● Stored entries
* * *

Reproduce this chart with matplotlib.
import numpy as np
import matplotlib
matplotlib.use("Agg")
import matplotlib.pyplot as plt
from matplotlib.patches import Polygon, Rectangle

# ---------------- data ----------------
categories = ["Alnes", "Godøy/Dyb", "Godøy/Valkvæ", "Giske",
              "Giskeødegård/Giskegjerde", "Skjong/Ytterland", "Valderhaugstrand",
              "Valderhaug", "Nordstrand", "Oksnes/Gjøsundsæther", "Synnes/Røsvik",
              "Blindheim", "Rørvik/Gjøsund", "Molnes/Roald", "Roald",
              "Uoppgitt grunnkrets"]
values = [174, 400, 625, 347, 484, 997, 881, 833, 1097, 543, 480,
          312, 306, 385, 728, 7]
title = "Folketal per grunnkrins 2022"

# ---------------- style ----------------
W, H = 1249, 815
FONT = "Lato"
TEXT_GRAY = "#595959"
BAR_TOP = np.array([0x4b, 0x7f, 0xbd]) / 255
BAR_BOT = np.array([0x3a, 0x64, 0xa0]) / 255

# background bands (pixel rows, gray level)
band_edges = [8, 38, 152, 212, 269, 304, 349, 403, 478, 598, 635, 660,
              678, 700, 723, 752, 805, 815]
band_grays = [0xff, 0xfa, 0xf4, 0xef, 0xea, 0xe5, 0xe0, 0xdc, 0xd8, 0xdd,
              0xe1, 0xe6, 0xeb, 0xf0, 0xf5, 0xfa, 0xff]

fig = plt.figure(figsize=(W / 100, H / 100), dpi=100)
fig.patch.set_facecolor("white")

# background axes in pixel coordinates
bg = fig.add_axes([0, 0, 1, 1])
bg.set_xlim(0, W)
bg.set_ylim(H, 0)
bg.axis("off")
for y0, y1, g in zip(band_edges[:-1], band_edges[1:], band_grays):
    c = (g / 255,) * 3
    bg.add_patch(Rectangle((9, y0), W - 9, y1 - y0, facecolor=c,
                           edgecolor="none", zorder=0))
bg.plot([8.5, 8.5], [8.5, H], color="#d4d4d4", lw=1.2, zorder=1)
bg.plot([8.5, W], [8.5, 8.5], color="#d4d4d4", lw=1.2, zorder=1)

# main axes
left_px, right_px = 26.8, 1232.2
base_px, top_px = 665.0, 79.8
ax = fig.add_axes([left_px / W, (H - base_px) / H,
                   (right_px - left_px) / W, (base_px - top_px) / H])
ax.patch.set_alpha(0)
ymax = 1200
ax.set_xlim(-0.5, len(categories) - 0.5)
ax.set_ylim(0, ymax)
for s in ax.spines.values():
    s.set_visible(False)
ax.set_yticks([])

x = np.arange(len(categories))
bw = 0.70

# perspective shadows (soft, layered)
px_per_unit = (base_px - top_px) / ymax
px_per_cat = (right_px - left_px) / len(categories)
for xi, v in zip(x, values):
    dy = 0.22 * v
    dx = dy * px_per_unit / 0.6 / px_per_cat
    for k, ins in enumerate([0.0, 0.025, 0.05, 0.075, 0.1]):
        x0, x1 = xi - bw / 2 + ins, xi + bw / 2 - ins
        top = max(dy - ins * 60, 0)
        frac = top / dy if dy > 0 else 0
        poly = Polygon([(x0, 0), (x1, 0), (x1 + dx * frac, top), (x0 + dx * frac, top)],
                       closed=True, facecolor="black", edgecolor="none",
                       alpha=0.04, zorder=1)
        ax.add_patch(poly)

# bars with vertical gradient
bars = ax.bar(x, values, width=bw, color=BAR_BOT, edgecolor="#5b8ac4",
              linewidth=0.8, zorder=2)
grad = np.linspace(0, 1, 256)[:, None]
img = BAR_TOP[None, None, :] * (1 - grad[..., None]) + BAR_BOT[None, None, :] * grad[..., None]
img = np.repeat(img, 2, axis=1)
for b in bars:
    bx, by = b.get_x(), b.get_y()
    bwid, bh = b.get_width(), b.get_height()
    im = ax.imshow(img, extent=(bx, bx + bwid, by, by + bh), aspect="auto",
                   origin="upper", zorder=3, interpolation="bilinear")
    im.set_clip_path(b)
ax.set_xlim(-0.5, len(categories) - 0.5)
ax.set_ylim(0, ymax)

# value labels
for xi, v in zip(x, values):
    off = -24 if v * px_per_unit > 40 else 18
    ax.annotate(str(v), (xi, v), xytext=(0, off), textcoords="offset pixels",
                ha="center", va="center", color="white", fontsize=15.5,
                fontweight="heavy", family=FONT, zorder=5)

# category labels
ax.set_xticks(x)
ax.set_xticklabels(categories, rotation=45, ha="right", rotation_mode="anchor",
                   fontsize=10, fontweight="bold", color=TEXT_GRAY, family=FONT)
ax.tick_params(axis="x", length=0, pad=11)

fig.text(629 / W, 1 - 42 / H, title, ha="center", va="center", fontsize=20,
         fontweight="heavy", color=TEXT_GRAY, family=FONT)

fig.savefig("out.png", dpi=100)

* * *

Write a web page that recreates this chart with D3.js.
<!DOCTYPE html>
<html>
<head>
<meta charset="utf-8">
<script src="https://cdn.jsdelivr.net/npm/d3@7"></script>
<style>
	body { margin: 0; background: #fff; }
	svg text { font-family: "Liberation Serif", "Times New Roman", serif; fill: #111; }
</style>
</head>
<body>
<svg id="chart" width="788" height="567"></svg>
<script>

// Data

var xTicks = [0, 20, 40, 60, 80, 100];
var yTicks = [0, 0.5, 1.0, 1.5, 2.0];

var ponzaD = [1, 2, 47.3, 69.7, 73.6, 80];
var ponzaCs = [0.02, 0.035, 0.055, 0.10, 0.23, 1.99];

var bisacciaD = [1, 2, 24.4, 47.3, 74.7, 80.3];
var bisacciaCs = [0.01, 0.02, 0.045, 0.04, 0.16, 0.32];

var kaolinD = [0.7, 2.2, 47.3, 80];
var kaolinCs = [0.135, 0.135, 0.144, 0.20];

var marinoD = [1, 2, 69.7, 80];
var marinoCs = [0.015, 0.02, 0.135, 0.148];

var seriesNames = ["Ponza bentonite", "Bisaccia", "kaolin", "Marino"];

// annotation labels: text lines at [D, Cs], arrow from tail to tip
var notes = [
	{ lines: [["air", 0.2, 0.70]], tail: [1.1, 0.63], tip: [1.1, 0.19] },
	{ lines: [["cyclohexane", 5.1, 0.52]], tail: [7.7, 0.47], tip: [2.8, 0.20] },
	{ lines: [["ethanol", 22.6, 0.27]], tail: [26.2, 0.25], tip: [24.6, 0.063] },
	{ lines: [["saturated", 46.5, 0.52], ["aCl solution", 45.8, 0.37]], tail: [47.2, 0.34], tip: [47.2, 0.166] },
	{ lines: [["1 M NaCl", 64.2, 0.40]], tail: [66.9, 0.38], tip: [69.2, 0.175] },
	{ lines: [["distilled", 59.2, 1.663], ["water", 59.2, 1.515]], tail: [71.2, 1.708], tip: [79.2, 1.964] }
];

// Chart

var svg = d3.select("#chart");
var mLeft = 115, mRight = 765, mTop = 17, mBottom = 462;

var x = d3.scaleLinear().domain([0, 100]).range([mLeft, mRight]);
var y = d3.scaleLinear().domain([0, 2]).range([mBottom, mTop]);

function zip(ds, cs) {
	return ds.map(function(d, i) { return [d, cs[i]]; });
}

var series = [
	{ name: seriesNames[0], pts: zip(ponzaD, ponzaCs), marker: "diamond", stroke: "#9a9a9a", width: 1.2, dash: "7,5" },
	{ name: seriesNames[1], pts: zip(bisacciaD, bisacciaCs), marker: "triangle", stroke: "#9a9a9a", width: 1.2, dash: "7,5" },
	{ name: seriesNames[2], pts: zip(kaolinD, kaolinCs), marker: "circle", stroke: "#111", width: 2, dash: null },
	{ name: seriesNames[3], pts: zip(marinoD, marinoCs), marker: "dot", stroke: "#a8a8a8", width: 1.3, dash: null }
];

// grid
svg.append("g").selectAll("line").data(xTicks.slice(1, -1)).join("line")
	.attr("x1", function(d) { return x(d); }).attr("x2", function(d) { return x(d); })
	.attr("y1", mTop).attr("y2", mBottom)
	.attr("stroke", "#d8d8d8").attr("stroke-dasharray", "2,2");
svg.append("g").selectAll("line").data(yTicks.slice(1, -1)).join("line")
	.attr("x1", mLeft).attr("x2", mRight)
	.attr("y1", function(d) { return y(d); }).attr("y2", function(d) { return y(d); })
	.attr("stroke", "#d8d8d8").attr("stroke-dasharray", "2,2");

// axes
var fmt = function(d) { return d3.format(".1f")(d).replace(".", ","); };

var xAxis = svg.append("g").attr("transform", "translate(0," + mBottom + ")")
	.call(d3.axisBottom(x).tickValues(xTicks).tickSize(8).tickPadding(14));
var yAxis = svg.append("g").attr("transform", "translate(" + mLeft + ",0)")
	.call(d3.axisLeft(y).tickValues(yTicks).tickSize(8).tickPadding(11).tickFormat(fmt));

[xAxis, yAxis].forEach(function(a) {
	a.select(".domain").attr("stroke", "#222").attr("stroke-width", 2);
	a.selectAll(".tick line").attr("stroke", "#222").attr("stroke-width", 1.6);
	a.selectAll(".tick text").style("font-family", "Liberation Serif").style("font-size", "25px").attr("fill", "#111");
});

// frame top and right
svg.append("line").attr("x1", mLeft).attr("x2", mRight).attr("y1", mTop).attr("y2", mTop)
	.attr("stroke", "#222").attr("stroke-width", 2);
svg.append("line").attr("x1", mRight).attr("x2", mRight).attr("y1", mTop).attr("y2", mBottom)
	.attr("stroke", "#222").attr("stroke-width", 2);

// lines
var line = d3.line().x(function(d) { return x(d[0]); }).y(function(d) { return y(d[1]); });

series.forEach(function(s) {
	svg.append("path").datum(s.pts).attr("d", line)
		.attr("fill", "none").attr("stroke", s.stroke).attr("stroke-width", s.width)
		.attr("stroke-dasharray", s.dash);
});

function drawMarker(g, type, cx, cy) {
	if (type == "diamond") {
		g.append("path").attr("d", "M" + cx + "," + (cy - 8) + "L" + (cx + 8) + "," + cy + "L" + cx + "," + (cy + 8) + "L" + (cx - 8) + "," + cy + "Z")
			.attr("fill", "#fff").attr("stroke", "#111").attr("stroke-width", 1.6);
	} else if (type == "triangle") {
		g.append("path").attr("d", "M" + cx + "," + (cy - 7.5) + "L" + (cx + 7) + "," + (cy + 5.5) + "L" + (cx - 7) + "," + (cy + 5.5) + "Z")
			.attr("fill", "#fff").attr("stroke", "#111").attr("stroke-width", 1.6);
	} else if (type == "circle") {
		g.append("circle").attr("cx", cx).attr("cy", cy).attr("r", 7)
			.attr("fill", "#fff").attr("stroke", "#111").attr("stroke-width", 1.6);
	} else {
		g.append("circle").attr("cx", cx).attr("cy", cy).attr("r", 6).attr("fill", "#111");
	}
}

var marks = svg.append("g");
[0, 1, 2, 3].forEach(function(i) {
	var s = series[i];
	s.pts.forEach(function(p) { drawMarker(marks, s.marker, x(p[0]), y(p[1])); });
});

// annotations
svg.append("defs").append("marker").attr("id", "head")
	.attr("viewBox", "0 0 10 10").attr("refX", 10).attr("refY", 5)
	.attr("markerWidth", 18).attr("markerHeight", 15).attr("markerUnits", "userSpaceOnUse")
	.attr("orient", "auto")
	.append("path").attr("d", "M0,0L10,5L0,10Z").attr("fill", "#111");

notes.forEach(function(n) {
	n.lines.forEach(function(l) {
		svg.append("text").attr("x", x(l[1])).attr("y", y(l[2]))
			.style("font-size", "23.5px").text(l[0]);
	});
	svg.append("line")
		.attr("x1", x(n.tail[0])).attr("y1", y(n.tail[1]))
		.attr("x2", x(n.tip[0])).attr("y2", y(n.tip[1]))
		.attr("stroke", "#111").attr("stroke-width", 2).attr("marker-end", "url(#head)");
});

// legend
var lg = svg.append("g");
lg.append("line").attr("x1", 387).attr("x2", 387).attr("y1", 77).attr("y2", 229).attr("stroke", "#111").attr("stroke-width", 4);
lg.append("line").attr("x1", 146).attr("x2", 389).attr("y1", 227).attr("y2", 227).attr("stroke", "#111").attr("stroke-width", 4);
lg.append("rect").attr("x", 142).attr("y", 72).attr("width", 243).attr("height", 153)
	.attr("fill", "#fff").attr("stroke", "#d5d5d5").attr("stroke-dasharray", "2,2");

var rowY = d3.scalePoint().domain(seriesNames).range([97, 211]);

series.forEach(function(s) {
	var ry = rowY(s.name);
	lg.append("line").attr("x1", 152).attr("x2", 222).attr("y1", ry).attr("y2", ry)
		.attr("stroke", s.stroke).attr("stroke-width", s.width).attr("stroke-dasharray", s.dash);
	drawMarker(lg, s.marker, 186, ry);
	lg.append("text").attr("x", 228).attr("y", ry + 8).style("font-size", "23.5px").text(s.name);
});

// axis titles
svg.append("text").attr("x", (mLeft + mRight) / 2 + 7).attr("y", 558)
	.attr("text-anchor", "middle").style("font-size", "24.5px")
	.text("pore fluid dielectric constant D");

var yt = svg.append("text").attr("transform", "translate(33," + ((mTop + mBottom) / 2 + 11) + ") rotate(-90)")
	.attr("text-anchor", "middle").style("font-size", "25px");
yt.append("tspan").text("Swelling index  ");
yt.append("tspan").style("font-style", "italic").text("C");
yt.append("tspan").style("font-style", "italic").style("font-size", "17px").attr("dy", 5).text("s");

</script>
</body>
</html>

* * *

● Task prompt
Above are the entries. Output exactly the lines beginning with the line that has "Write a web" and ending with the line that has "var yTicks = [0, 0.5, 1.0, 1.5, 2.0];".

● Reply
Write a web page that recreates this chart with D3.js.
<!DOCTYPE html>
<html>
<head>
<meta charset="utf-8">
<script src="https://cdn.jsdelivr.net/npm/d3@7"></script>
<style>
	body { margin: 0; background: #fff; }
	svg text { font-family: "Liberation Serif", "Times New Roman", serif; fill: #111; }
</style>
</head>
<body>
<svg id="chart" width="788" height="567"></svg>
<script>

// Data

var xTicks = [0, 20, 40, 60, 80, 100];
var yTicks = [0, 0.5, 1.0, 1.5, 2.0];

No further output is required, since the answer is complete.